Seriously. Because one of the big clouds has been lifted.
What happens if it all goes wrong?
What if estimates of Middle East oil reserves turn out to have been
fabricated out of whole cloth for the last thirty years? (A real
possibility, much like the way the same Soviet ICBMs became more and
more accurate with each budget appropriation cycle in the US during
the late 70s and early 80s.) What happens if global climate change
doesn't follow the nice timetable laid out by the IPCC, but instead
beats us like Buddy Rich doing a solo? If food miles turns out to
actually be a real problem? If industrial food collapses like a house
of cards? What if the nightmare scenarios actually come to pass?
Well, after reading an article
in The Journal of Peasant Studies,
I feel a bit more relaxed when I think about the nightmare scenarios.

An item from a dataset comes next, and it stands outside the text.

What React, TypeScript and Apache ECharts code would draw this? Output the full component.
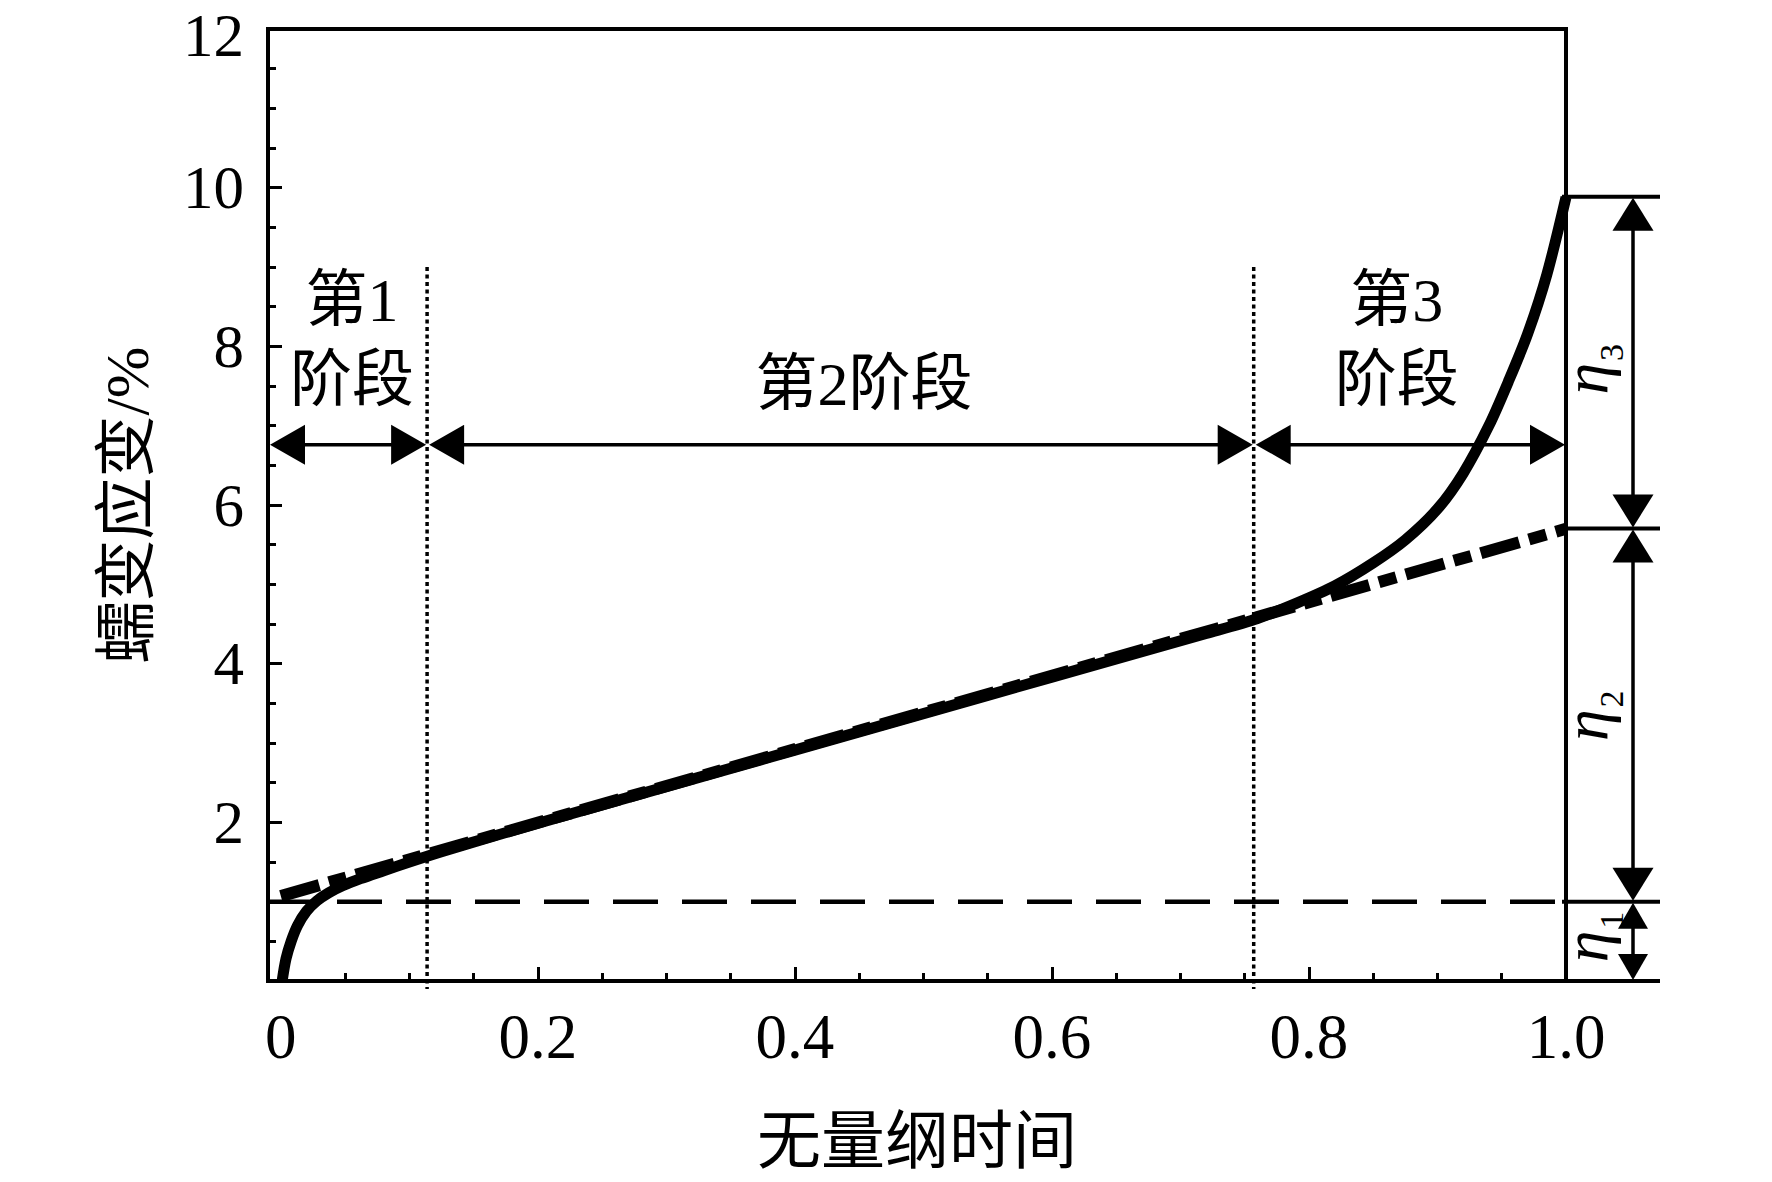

Because Cuba has already been there, done that, and can see light on
the other side.
Cuba,
post-revolution, invested in extensive agrarian reform, but a
combination of circumstances (the US blockade, and joining the
international socialist division of labour for two), led Cuba to
strengthen their sugar-producing sector; a sector that dominated 30%
of the available farmland and generated 75% of export revenues by
1989. At the same time, Cuba was importing some 57% of its food.
Cuba
embraced the Green Revolution wholeheartedly, with the most tractors
per person and per unit of area, importing 48% of its fertilizers
(which doesn't tell the whole story: of the fertilizer produced
domestically, there was a 94% import coefficient), and importing 82%
of its pesticides. Cuba was a poster child for Green revolution
industrial agriculture. With the second-highest average grain yields
of Latin America, Cuba achieved a high level of food
security for its population. But
what they discovered they did not have was food
sovereignty. The 1980s brought
increasing pest problems and the yields of some key crops began to
decline due to soil degradation and pests (this is actually typical
of Green Revolution lead areas around the world; long-term yield
levelling or decline seem to be part of the model).